On 13 November 2018, Michelle Obama previewed her newest book, Becoming, in an interview with Warner on the show. The Chicago interview took place the same day her national book tour kicked off at the United Center with Oprah.

==Production==
The show was filmed in front of a live audience weekdays at 1 p.m. CDT based at ABC7 Studios in the Chicago Loop. The running time is between 40–45 minutes per episode. Matt Knutson has been the executive producer since 2015.

The Windy City Live set was once home of The Oprah Winfrey Show until 1988, before it moved to Harpo Studios in West Loop, Chicago. Following the end of Oprah in 2011, Windy City Live initially replaced the 9 a.m. CDT time slot in Chicago on WLS-TV.

==Reception==
In its tenth season, Windy City Lives early ratings peaked at viewership of over 105,000 Chicago households per episode.

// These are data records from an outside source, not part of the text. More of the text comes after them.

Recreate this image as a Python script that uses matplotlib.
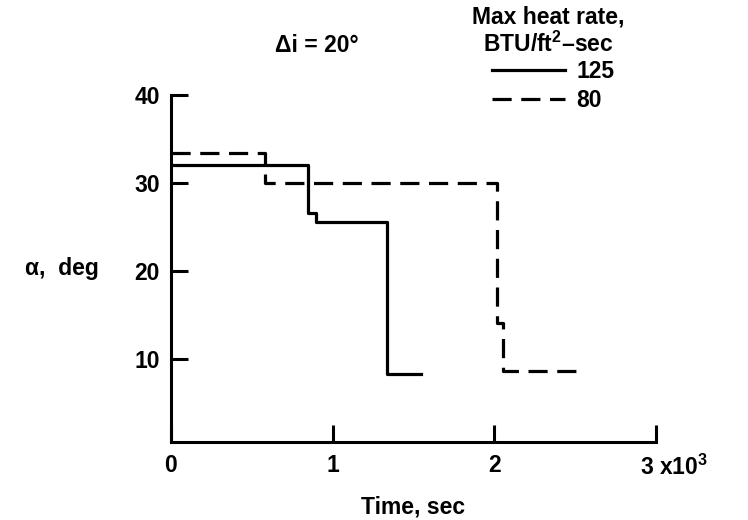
import matplotlib.pyplot as plt
from matplotlib.lines import Line2D

plt.rcParams['font.family'] = ['Liberation Sans', 'DejaVu Sans']
plt.rcParams['font.weight'] = 'bold'
plt.rcParams['axes.labelweight'] = 'bold'
plt.rcParams['mathtext.fontset'] = 'custom'
plt.rcParams['mathtext.rm'] = 'Liberation Sans:bold'
plt.rcParams['mathtext.it'] = 'Liberation Sans:bold'
plt.rcParams['mathtext.default'] = 'rm'

# time in 10^3 sec, angle of attack in deg
t_125 = [0, 0.85, 0.90, 1.335, 1.545]
a_125 = [32.0, 26.6, 25.6, 8.3, 8.3]
t_80 = [0, 0.58, 2.02, 2.055, 2.52]
a_80 = [33.4, 30.0, 14.0, 8.6, 8.6]
series_labels = ["125", "80"]

xticks = [0, 1, 2, 3]
xticklabels = ["0", "1", "2", ""]
yticks = [10, 20, 30, 40]

fs = 16.5
lw = 2.3

fig = plt.figure(figsize=(7.48, 5.2), dpi=100)
ax = fig.add_axes([0.2286, 0.150, 0.648, 0.667])

ax.step(t_125, a_125, where='post', color='black', lw=lw)
ax.step(t_80, a_80, where='post', color='black', lw=lw, dashes=(6, 3))

ax.set_xlim(0, 3)
ax.set_ylim(0.5, 40)
for s in ['top', 'right']:
    ax.spines[s].set_visible(False)
for s in ['left', 'bottom']:
    ax.spines[s].set_linewidth(2.2)

ax.set_xticks(xticks)
ax.set_xticklabels(xticklabels)
ax.set_yticks(yticks)
ax.tick_params(axis='both', direction='in', length=12, width=2.2,
               labelsize=fs, pad=8)
ax.tick_params(axis='x', pad=9)

# label of last x tick carries the scale factor
ax.annotate(r"3 x10$^3$", xy=(3, 0), xycoords=('data', 'axes fraction'),
            xytext=(-11, -9), textcoords='offset points',
            fontsize=fs, ha='left', va='top')

ax.set_xlabel("Time, sec", fontsize=fs, labelpad=13)
fig.text(62 / 748, 1 - 268 / 520, "α,  deg", fontsize=fs, ha='center', va='center')
fig.text(317 / 748, 1 - 46 / 520, "Δi = 20°", fontsize=fs, ha='center', va='center')

fig.text(548 / 748, 1 - 31 / 520, "Max heat rate,\nBTU/ft$^2$–sec", fontsize=fs,
         ha='center', va='center', linespacing=1.15)

handles = [Line2D([], [], color='black', lw=lw),
           Line2D([], [], color='black', lw=lw, dashes=(6, 3))]
leg = ax.legend(handles, series_labels, loc='center',
                bbox_to_anchor=(553 / 748, 1 - 86 / 520),
                bbox_transform=fig.transFigure, frameon=False, fontsize=fs,
                handlelength=3.2, handletextpad=0.5,
                labelspacing=0.25, borderpad=0.1)

fig.savefig("out.png", dpi=100)
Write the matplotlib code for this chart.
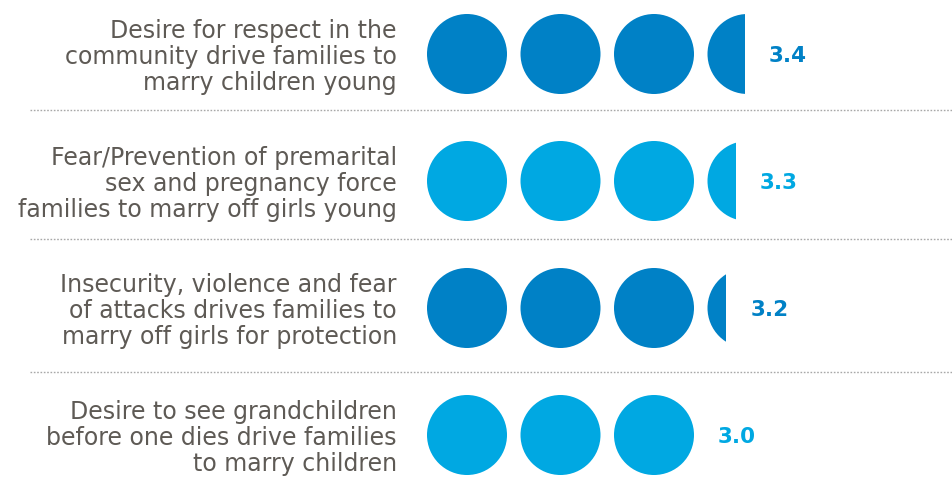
import matplotlib
matplotlib.use("Agg")
import matplotlib.pyplot as plt
from matplotlib.patches import Ellipse, Rectangle
import math

# ---- data ----
labels = [
    "Desire for respect in the\ncommunity drive families to\nmarry children young",
    "Fear/Prevention of premarital\nsex and pregnancy force\nfamilies to marry off girls young",
    "Insecurity, violence and fear\nof attacks drives families to\nmarry off girls for protection",
    "Desire to see grandchildren\nbefore one dies drive families\nto marry children",
]
values = [3.4, 3.3, 3.2, 3.0]
value_labels = ["3.4", "3.3", "3.2", "3.0"]

# ---- style / layout ----
DARK = "#0081C6"
LIGHT = "#00A8E2"
colors = [DARK, LIGHT, DARK, LIGHT]
TEXT_GREY = "#5E5A55"
SEP_GREY = "#A8A8A8"

W, H, DPI = 953, 496, 100
X0_PX = 427.0      # pixel of value 0
UNIT_PX = 93.5     # pixels per unit
ROW0_PX = 54.0     # center of first row
ROW_PX = 127.0     # row spacing
DIAM_PX = 80.0

fig = plt.figure(figsize=(W / DPI, H / DPI), dpi=DPI)
ax = fig.add_axes([0, 0, 1, 1])
ax.set_xlim(-X0_PX / UNIT_PX, (W - X0_PX) / UNIT_PX)
ax.set_ylim((H - ROW0_PX) / ROW_PX, -ROW0_PX / ROW_PX)
ax.axis("off")

dx = DIAM_PX / UNIT_PX
dy = DIAM_PX / ROW_PX
gap_px = 24.0

for i, (lab, v, vl, c) in enumerate(zip(labels, values, value_labels, colors)):
    n = math.ceil(v)
    right_edge = 0
    for k in range(n):
        e = Ellipse((k + dx / 2, i), dx, dy, facecolor=c, edgecolor="none")
        ax.add_patch(e)
        clip = Rectangle((0, i - 1), v, 2, transform=ax.transData)
        e.set_clip_path(clip)
        right_edge = max(right_edge, min(k + dx, v))
    ax.text(right_edge + gap_px / UNIT_PX, i + 2 / ROW_PX, vl, ha="left", va="center",
            fontsize=15.5, fontweight="bold", family=["DejaVu Sans"], color=c)
    ax.text(-30 / UNIT_PX, i + 3 / ROW_PX, lab, ha="right", va="center",
            fontsize=17, family=["DejaVu Sans"], color=TEXT_GREY,
            linespacing=1.12)

sep_px = [110, 239, 372]
for s in sep_px:
    ax.plot([(30 - X0_PX) / UNIT_PX, (W - X0_PX) / UNIT_PX],
            [(s - ROW0_PX) / ROW_PX] * 2, color=SEP_GREY, lw=1.0,
            linestyle=(0, (1.2, 1.2)), solid_capstyle="butt")

fig.savefig("out.png", dpi=DPI, facecolor="white")
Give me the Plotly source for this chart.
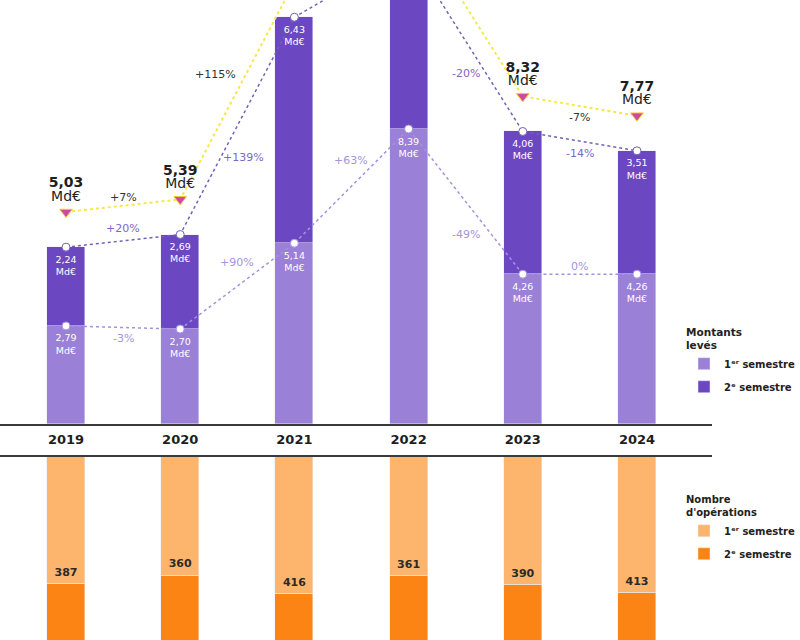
import plotly.graph_objects as go

# ---------------- data ----------------
years = ["2019", "2020", "2021", "2022", "2023", "2024"]
amount_s1 = [2.79, 2.70, 5.14, 8.39, 4.26, 4.26]      # Md€, 1er semestre
amount_s2 = [2.24, 2.69, 6.43, 5.07, 4.06, 3.51]      # Md€, 2e semestre
ops_s1 = [387, 360, 416, 361, 390, 413]                # nombre d'opérations, 1er semestre
ops_s2 = [350, 330, 440, 380, 330, 300]                # 2e semestre (hors cadre, estimé)
pct_total = ["+7%", "+115%", None, None, "-7%"]
pct_s2 = ["+20%", "+139%", None, "-20%", "-14%"]
pct_s1 = ["-3%", "+90%", "+63%", "-49%", "0%"]

# ---------------- styles ----------------
C_S1 = "#9a80d6"
C_S2 = "#6b47c2"
C_O1 = "#fdb46c"
C_O2 = "#fb8414"
C_YEL = "#f7e84a"
C_LINE_S2 = "#7361b8"
C_LINE_S1 = "#a592dc"
FONT = "DejaVu Sans"
Y_MAX = 12.06         # top of the visible amount axis (chart is cropped)
TOTAL_LIFT = 1.0      # triangle markers sit above the bar top (data units)
NUM_LIFT = 0.60       # number line above "Md€" line (data units)
INNER_DROP = 0.24     # in-bar labels drop below segment top (data units)
OPS_LIFT = 16         # ops label lift above segment end (data units)

x = list(range(len(years)))
totals = [round(a + b, 2) for a, b in zip(amount_s1, amount_s2)]
fmt = lambda v: f"{v:.2f}".replace(".", ",")
tops_lift = [t + TOTAL_LIFT for t in totals]
vis = lambda txt, y: txt if y < Y_MAX - 0.3 else ""   # labels of the cropped part are not shown

fig = go.Figure()

# top: stacked amounts
fig.add_trace(go.Bar(x=x, y=amount_s1, marker_color=C_S1, width=0.333, name="<b>1ᵉʳ semestre</b>",
                     xaxis="x", yaxis="y", legend="legend", legendgroup="a1"))
fig.add_trace(go.Bar(x=x, y=amount_s2, marker_color=C_S2, width=0.333, name="<b>2ᵉ semestre</b>",
                     xaxis="x", yaxis="y", legend="legend", legendgroup="a2"))

# S1 and total dotted lines with circle markers
fig.add_trace(go.Scatter(
    x=x, y=amount_s1, mode="lines+markers", xaxis="x", yaxis="y", showlegend=False,
    line=dict(color=C_LINE_S1, dash="dot", width=1.5),
    marker=dict(size=8, color="white", line=dict(color=C_LINE_S1, width=1)), cliponaxis=True))
fig.add_trace(go.Scatter(
    x=x, y=totals, mode="lines+markers", xaxis="x", yaxis="y", showlegend=False,
    line=dict(color=C_LINE_S2, dash="dot", width=1.5),
    marker=dict(size=8, color="white", line=dict(color=C_LINE_S2, width=1)), cliponaxis=True))

# in-bar value labels
fig.add_trace(go.Scatter(
    x=x, y=[v - INNER_DROP for v in amount_s1], mode="text", xaxis="x", yaxis="y", showlegend=False,
    text=[vis(f"{fmt(v)}<br>Md€", v) for v in amount_s1], textposition="bottom center",
    textfont=dict(color="white", size=9.5, family=FONT), cliponaxis=True))
fig.add_trace(go.Scatter(
    x=x, y=[v - INNER_DROP for v in totals], mode="text", xaxis="x", yaxis="y", showlegend=False,
    text=[vis(f"{fmt(v)}<br>Md€", t) for v, t in zip(amount_s2, totals)], textposition="bottom center",
    textfont=dict(color="white", size=9.5, family=FONT), cliponaxis=True))

# total (yellow) line with triangles
fig.add_trace(go.Scatter(
    x=x, y=tops_lift, mode="lines+markers+text", xaxis="x", yaxis="y", showlegend=False,
    line=dict(color=C_YEL, dash="dot", width=2),
    marker=dict(symbol="triangle-down", size=11, color="#cf48a6", line=dict(color="#f3c92e", width=1)),
    text=[vis("Md€", t) for t in tops_lift], textposition="top center",
    textfont=dict(color="#1e1e1e", size=14, family=FONT), cliponaxis=True))
fig.add_trace(go.Scatter(
    x=x, y=[t + NUM_LIFT for t in tops_lift], mode="text", xaxis="x", yaxis="y", showlegend=False,
    text=[vis(f"<b>{fmt(t)}</b>", tl) for t, tl in zip(totals, tops_lift)], textposition="top center",
    textfont=dict(color="#1e1e1e", size=14, family=FONT), cliponaxis=True))

# bottom: operations (hanging down)
fig.add_trace(go.Bar(x=x, y=ops_s1, marker_color=C_O1, width=0.333, name="<b>1ᵉʳ semestre</b>",
                     xaxis="x2", yaxis="y2", legend="legend2", legendgroup="o1"))
fig.add_trace(go.Bar(x=x, y=ops_s2, marker_color=C_O2, width=0.333, name="<b>2ᵉ semestre</b>",
                     xaxis="x2", yaxis="y2", legend="legend2", legendgroup="o2"))
fig.add_trace(go.Scatter(
    x=x, y=[v - OPS_LIFT for v in ops_s1], mode="text", xaxis="x2", yaxis="y2", showlegend=False,
    text=[f"<b>{v}</b>" for v in ops_s1], textposition="top center",
    textfont=dict(color="#2a2a2a", size=11, family=FONT), cliponaxis=True))

# percentage annotations at segment midpoints
pct_shift_total = [(0, 8), (-22, 16), None, None, (0, -11)]
pct_shift_s2 = [(0, 12), (6, -32), None, (0, -32), (0, -12)]
pct_shift_s1 = [(0, -11), (0, 24), (0, 26), (0, -33), (0, 8)]
series = [
    (tops_lift, pct_total, pct_shift_total, "#333333"),
    (totals, pct_s2, pct_shift_s2, "#7d68c8"),
    (amount_s1, pct_s1, pct_shift_s1, "#a594dc"),
]
for vals, labels, shifts, col in series:
    for i, lab in enumerate(labels):
        if lab is None:
            continue
        fig.add_annotation(x=i + 0.5, y=(vals[i] + vals[i + 1]) / 2, xref="x", yref="y",
                           text=lab, showarrow=False, xshift=shifts[i][0], yshift=shifts[i][1],
                           font=dict(size=11, color=col, family=FONT))

xrange = [-0.578, 5.657]
legend_common = dict(xanchor="left", yanchor="top", traceorder="grouped", tracegroupgap=4,
                     font=dict(size=10, color="#222", family=FONT), bgcolor="rgba(0,0,0,0)")
fig.update_layout(
    width=800, height=640, margin=dict(l=0, r=0, t=0, b=0),
    paper_bgcolor="white", plot_bgcolor="white",
    barmode="stack", bargap=0,
    font=dict(family=FONT, color="#222222"),
    xaxis=dict(domain=[0, 0.89], range=xrange, anchor="y", showline=True, linecolor="#3a3a3a",
               linewidth=1.5, tickvals=x, ticktext=[f"<b>{y}</b>" for y in years],
               tickfont=dict(size=13, color="#1e1e1e", family=FONT), ticks="",
               ticklabelstandoff=3, showgrid=False, zeroline=False, fixedrange=True),
    yaxis=dict(domain=[0.3375, 1], range=[0, Y_MAX], visible=False, showgrid=False),
    xaxis2=dict(domain=[0, 0.89], range=xrange, anchor="y2", side="top", showline=True,
                linecolor="#3a3a3a", linewidth=1.5, showticklabels=False, ticks="",
                showgrid=False, zeroline=False),
    yaxis2=dict(domain=[0, 0.286], range=[556, 0], visible=False, showgrid=False),
    legend=dict(x=0.855, y=0.497,
                title=dict(text="<b>Montants<br>levés</b>", font=dict(size=10.5, color="#222")),
                **legend_common),
    legend2=dict(x=0.855, y=0.234,
                 title=dict(text="<b>Nombre<br>d'opérations</b>", font=dict(size=10, color="#222")),
                 **legend_common),
)

fig.write_html("out.html", config={"displayModeBar": False},
               post_script="document.body.style.margin='0';document.body.style.overflow='hidden';")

Viewership remained steady with strong ratings among women 25 to 54.

In 2016, Windy City Live won a Chicago/Midwest Emmy in the program category of best interview/discussion. The following year, Ryan Chiaverini won a Chicago/Midwest Emmy award for best Program Host/Moderator in his role on the series. It is the talk show's fifth Emmy award overall.